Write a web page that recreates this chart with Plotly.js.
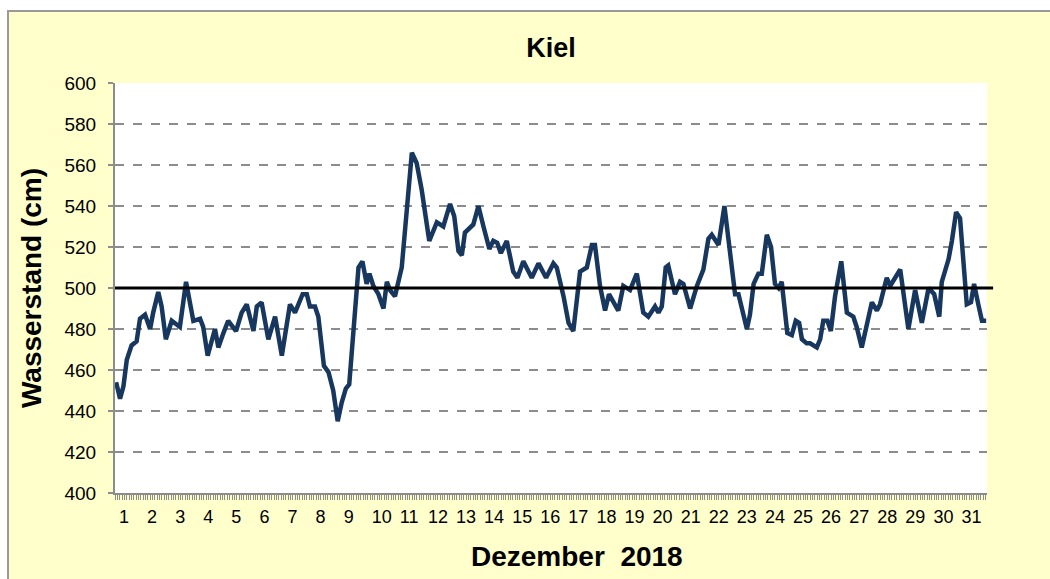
<!DOCTYPE html>
<html>
<head>
<meta charset="utf-8">
<script src="https://cdn.plot.ly/plotly-3.0.1.min.js"></script>
<style>
  html, body { margin: 0; padding: 0; background: #ffffff; width: 1050px; height: 579px; overflow: hidden; }
  #frame { position: absolute; left: 7px; top: 10px; width: 1041px; height: 567px;
           border-left: 2px solid #9a9a9a; border-top: 2px solid #9a9a9a; background: #FFFFCC; }
  #chart { width: 1041px; height: 567px; }
</style>
</head>
<body>
<div id="frame"><div id="chart"></div></div>
<script>
// Time in days (December 2018, 1.0 = Dec 1 00:00), water level in cm
const days = [
  1.04, 1.18, 1.30, 1.42, 1.59, 1.77, 1.89, 2.07, 2.25, 2.36,
  2.54, 2.66, 2.81, 3.02, 3.31, 3.53, 3.79, 4.03, 4.14, 4.30,
  4.56, 4.68, 4.86, 5.03, 5.31, 5.51, 5.69, 5.93, 6.05, 6.22,
  6.46, 6.70, 6.94, 7.23, 7.41, 7.68, 7.83, 7.94, 8.12, 8.24,
  8.44, 8.60, 8.77, 8.93, 9.07, 9.22, 9.34, 9.67, 9.81, 9.96,
  10.06, 10.20, 10.38, 10.56, 10.68, 10.79, 10.97, 11.21, 11.39, 11.57,
  11.74, 11.92, 12.19, 12.46, 12.69, 12.93, 13.08, 13.23, 13.35, 13.46,
  13.76, 13.94, 14.12, 14.33, 14.47, 14.61, 14.74, 14.95, 15.18, 15.33,
  15.54, 15.84, 16.08, 16.35, 16.61, 16.73, 16.97, 17.15, 17.32, 17.56,
  17.80, 17.98, 18.09, 18.27, 18.45, 18.59, 18.92, 19.10, 19.34, 19.58,
  19.81, 19.99, 20.23, 20.35, 20.47, 20.61, 20.70, 20.94, 21.12, 21.24,
  21.48, 21.72, 21.95, 22.13, 22.25, 22.37, 22.49, 22.70, 22.90, 23.08,
  23.20, 23.50, 23.61, 23.74, 23.91, 24.03, 24.21, 24.36, 24.50, 24.63,
  24.74, 24.94, 25.10, 25.24, 25.36, 25.46, 25.63, 25.75, 25.99, 26.11,
  26.22, 26.37, 26.49, 26.64, 26.86, 27.06, 27.29, 27.41, 27.59, 27.77,
  27.95, 28.13, 28.24, 28.48, 28.60, 28.78, 28.96, 29.25, 29.49, 29.73,
  29.97, 30.17, 30.35, 30.44, 30.68, 30.80, 30.95, 31.09, 31.19, 31.33,
  31.48, 31.59, 31.74, 31.87, 32.02
];
const level = [
  454, 446, 452, 465, 472, 474, 485, 487, 480, 488,
  498, 491, 475, 484, 481, 503, 484, 485, 481, 467,
  480, 471, 478, 484, 479, 488, 492, 479, 491, 493,
  475, 486, 467, 492, 488, 497, 497, 491, 491, 486,
  462, 459, 450, 435, 444, 451, 453, 510, 513, 502,
  507, 501, 497, 490, 503, 499, 496, 510, 538, 566,
  561, 548, 523, 532, 530, 541, 535, 518, 516, 527,
  531, 540, 530, 519, 523, 522, 517, 523, 508, 505,
  513, 505, 512, 505, 512, 510, 496, 483, 479, 508,
  510, 521, 521, 501, 489, 497, 489, 501, 499, 507,
  488, 486, 491, 488, 491, 510, 511, 497, 503, 502,
  490, 501, 509, 524, 526, 523, 521, 540, 515, 497,
  497, 480, 487, 502, 507, 507, 526, 520, 502, 500,
  503, 478, 477, 484, 483, 475, 473, 473, 471, 475,
  484, 484, 479, 496, 513, 488, 486, 481, 471, 483,
  493, 489, 492, 505, 501, 505, 509, 480, 499, 483,
  500, 497, 486, 503, 514, 523, 537, 534, 514, 492,
  493, 502, 492, 484, 484
];
const tickDays = Array.from({length: 31}, (_, i) => i + 1);
const tickLabels = tickDays.map(String);
const meanLevel = 500;

const FONT = 'Liberation Sans, Arial, sans-serif';

const trace = {
  x: days, y: level, type: 'scatter', mode: 'lines',
  line: { color: '#17375E', width: 4.5 },
  hoverinfo: 'skip'
};

const layout = {
  width: 1041, height: 567,
  margin: { l: 106, r: 63, t: 71, b: 86 },
  paper_bgcolor: '#FFFFCC',
  plot_bgcolor: '#FFFFFF',
  showlegend: false,
  font: { family: FONT, color: '#000000', size: 18 },
  title: {
    text: '<b>Kiel</b>',
    font: { family: FONT, size: 27, color: '#000000' },
    x: 0.5, xref: 'paper', y: 1 - 36/567, yref: 'container', yanchor: 'middle'
  },
  xaxis: {
    range: [1, 32.05],
    tickmode: 'array', tickvals: tickDays, ticktext: tickLabels,
    ticklabelposition: 'outside right',
    ticklabelshift: 3,
    ticks: '', showgrid: false, zeroline: false,
    showline: true, linecolor: '#8c8c8c', linewidth: 2,
    tickfont: { family: FONT, size: 18, color: '#000000' },
    ticklabelstandoff: 6,
    minor: { dtick: 1/12, tick0: 1, ticks: 'outside', ticklen: 5, tickwidth: 1, tickcolor: '#8c8c8c', showgrid: false }
  },
  yaxis: {
    range: [400, 600],
    tickmode: 'linear', tick0: 400, dtick: 20,
    ticks: 'outside', ticklen: 5, tickwidth: 1.5, tickcolor: '#8c8c8c',
    showgrid: true, gridcolor: '#8c8c8c', gridwidth: 1.5, griddash: 'dash',
    zeroline: false,
    showline: true, linecolor: '#8c8c8c', linewidth: 2,
    tickfont: { family: FONT, size: 19, color: '#000000' },
    ticklabelstandoff: 8,
    title: { text: '<b>Wasserstand (cm)</b>', font: { family: FONT, size: 28, color: '#000000' }, standoff: 15 }
  },
  shapes: [{
    type: 'line', xref: 'paper', yref: 'y', x0: 0, x1: 1.007, y0: meanLevel, y1: meanLevel,
    line: { color: '#000000', width: 3 }
  }],
  annotations: [{
    text: '<b>Dezember  2018</b>', xref: 'paper', yref: 'paper',
    x: 0.53, y: -0.156, xanchor: 'center', yanchor: 'middle', showarrow: false,
    font: { family: FONT, size: 28, color: '#000000' }
  }]
};

Plotly.newPlot('chart', [trace], layout, { staticPlot: true, displayModeBar: false });
</script>
</body>
</html>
----------
**DIRECTION**. Working from the material above, transcribe it exactly while omitting pictures.

**RESPONSE**.
Write a web page that recreates this chart with Plotly.js.
<!DOCTYPE html>
<html>
<head>
<meta charset="utf-8">
<script src="https://cdn.plot.ly/plotly-3.0.1.min.js"></script>
<style>
  html, body { margin: 0; padding: 0; background: #ffffff; width: 1050px; height: 579px; overflow: hidden; }
  #frame { position: absolute; left: 7px; top: 10px; width: 1041px; height: 567px;
           border-left: 2px solid #9a9a9a; border-top: 2px solid #9a9a9a; background: #FFFFCC; }
  #chart { width: 1041px; height: 567px; }
</style>
</head>
<body>
<div id="frame"><div id="chart"></div></div>
<script>
// Time in days (December 2018, 1.0 = Dec 1 00:00), water level in cm
const days = [
  1.04, 1.18, 1.30, 1.42, 1.59, 1.77, 1.89, 2.07, 2.25, 2.36,
  2.54, 2.66, 2.81, 3.02, 3.31, 3.53, 3.79, 4.03, 4.14, 4.30,
  4.56, 4.68, 4.86, 5.03, 5.31, 5.51, 5.69, 5.93, 6.05, 6.22,
  6.46, 6.70, 6.94, 7.23, 7.41, 7.68, 7.83, 7.94, 8.12, 8.24,
  8.44, 8.60, 8.77, 8.93, 9.07, 9.22, 9.34, 9.67, 9.81, 9.96,
  10.06, 10.20, 10.38, 10.56, 10.68, 10.79, 10.97, 11.21, 11.39, 11.57,
  11.74, 11.92, 12.19, 12.46, 12.69, 12.93, 13.08, 13.23, 13.35, 13.46,
  13.76, 13.94, 14.12, 14.33, 14.47, 14.61, 14.74, 14.95, 15.18, 15.33,
  15.54, 15.84, 16.08, 16.35, 16.61, 16.73, 16.97, 17.15, 17.32, 17.56,
  17.80, 17.98, 18.09, 18.27, 18.45, 18.59, 18.92, 19.10, 19.34, 19.58,
  19.81, 19.99, 20.23, 20.35, 20.47, 20.61, 20.70, 20.94, 21.12, 21.24,
  21.48, 21.72, 21.95, 22.13, 22.25, 22.37, 22.49, 22.70, 22.90, 23.08,
  23.20, 23.50, 23.61, 23.74, 23.91, 24.03, 24.21, 24.36, 24.50, 24.63,
  24.74, 24.94, 25.10, 25.24, 25.36, 25.46, 25.63, 25.75, 25.99, 26.11,
  26.22, 26.37, 26.49, 26.64, 26.86, 27.06, 27.29, 27.41, 27.59, 27.77,
  27.95, 28.13, 28.24, 28.48, 28.60, 28.78, 28.96, 29.25, 29.49, 29.73,
  29.97, 30.17, 30.35, 30.44, 30.68, 30.80, 30.95, 31.09, 31.19, 31.33,
  31.48, 31.59, 31.74, 31.87, 32.02
];
const level = [
  454, 446, 452, 465, 472, 474, 485, 487, 480, 488,
  498, 491, 475, 484, 481, 503, 484, 485, 481, 467,
  480, 471, 478, 484, 479, 488, 492, 479, 491, 493,
  475, 486, 467, 492, 488, 497, 497, 491, 491, 486,
  462, 459, 450, 435, 444, 451, 453, 510, 513, 502,
  507, 501, 497, 490, 503, 499, 496, 510, 538, 566,
  561, 548, 523, 532, 530, 541, 535, 518, 516, 527,
  531, 540, 530, 519, 523, 522, 517, 523, 508, 505,
  513, 505, 512, 505, 512, 510, 496, 483, 479, 508,
  510, 521, 521, 501, 489, 497, 489, 501, 499, 507,
  488, 486, 491, 488, 491, 510, 511, 497, 503, 502,
  490, 501, 509, 524, 526, 523, 521, 540, 515, 497,
  497, 480, 487, 502, 507, 507, 526, 520, 502, 500,
  503, 478, 477, 484, 483, 475, 473, 473, 471, 475,
  484, 484, 479, 496, 513, 488, 486, 481, 471, 483,
  493, 489, 492, 505, 501, 505, 509, 480, 499, 483,
  500, 497, 486, 503, 514, 523, 537, 534, 514, 492,
  493, 502, 492, 484, 484
];
const tickDays = Array.from({length: 31}, (_, i) => i + 1);
const tickLabels = tickDays.map(String);
const meanLevel = 500;

const FONT = 'Liberation Sans, Arial, sans-serif';

const trace = {
  x: days, y: level, type: 'scatter', mode: 'lines',
  line: { color: '#17375E', width: 4.5 },
  hoverinfo: 'skip'
};

const layout = {
  width: 1041, height: 567,
  margin: { l: 106, r: 63, t: 71, b: 86 },
  paper_bgcolor: '#FFFFCC',
  plot_bgcolor: '#FFFFFF',
  showlegend: false,
  font: { family: FONT, color: '#000000', size: 18 },
  title: {
    text: '<b>Kiel</b>',
    font: { family: FONT, size: 27, color: '#000000' },
    x: 0.5, xref: 'paper', y: 1 - 36/567, yref: 'container', yanchor: 'middle'
  },
  xaxis: {
    range: [1, 32.05],
    tickmode: 'array', tickvals: tickDays, ticktext: tickLabels,
    ticklabelposition: 'outside right',
    ticklabelshift: 3,
    ticks: '', showgrid: false, zeroline: false,
    showline: true, linecolor: '#8c8c8c', linewidth: 2,
    tickfont: { family: FONT, size: 18, color: '#000000' },
    ticklabelstandoff: 6,
    minor: { dtick: 1/12, tick0: 1, ticks: 'outside', ticklen: 5, tickwidth: 1, tickcolor: '#8c8c8c', showgrid: false }
  },
  yaxis: {
    range: [400, 600],
    tickmode: 'linear', tick0: 400, dtick: 20,
    ticks: 'outside', ticklen: 5, tickwidth: 1.5, tickcolor: '#8c8c8c',
    showgrid: true, gridcolor: '#8c8c8c', gridwidth: 1.5, griddash: 'dash',
    zeroline: false,
    showline: true, linecolor: '#8c8c8c', linewidth: 2,
    tickfont: { family: FONT, size: 19, color: '#000000' },
    ticklabelstandoff: 8,
    title: { text: '<b>Wasserstand (cm)</b>', font: { family: FONT, size: 28, color: '#000000' }, standoff: 15 }
  },
  shapes: [{
    type: 'line', xref: 'paper', yref: 'y', x0: 0, x1: 1.007, y0: meanLevel, y1: meanLevel,
    line: { color: '#000000', width: 3 }
  }],
  annotations: [{
    text: '<b>Dezember  2018</b>', xref: 'paper', yref: 'paper',
    x: 0.53, y: -0.156, xanchor: 'center', yanchor: 'middle', showarrow: false,
    font: { family: FONT, size: 28, color: '#000000' }
  }]
};

Plotly.newPlot('chart', [trace], layout, { staticPlot: true, displayModeBar: false });
</script>
</body>
</html>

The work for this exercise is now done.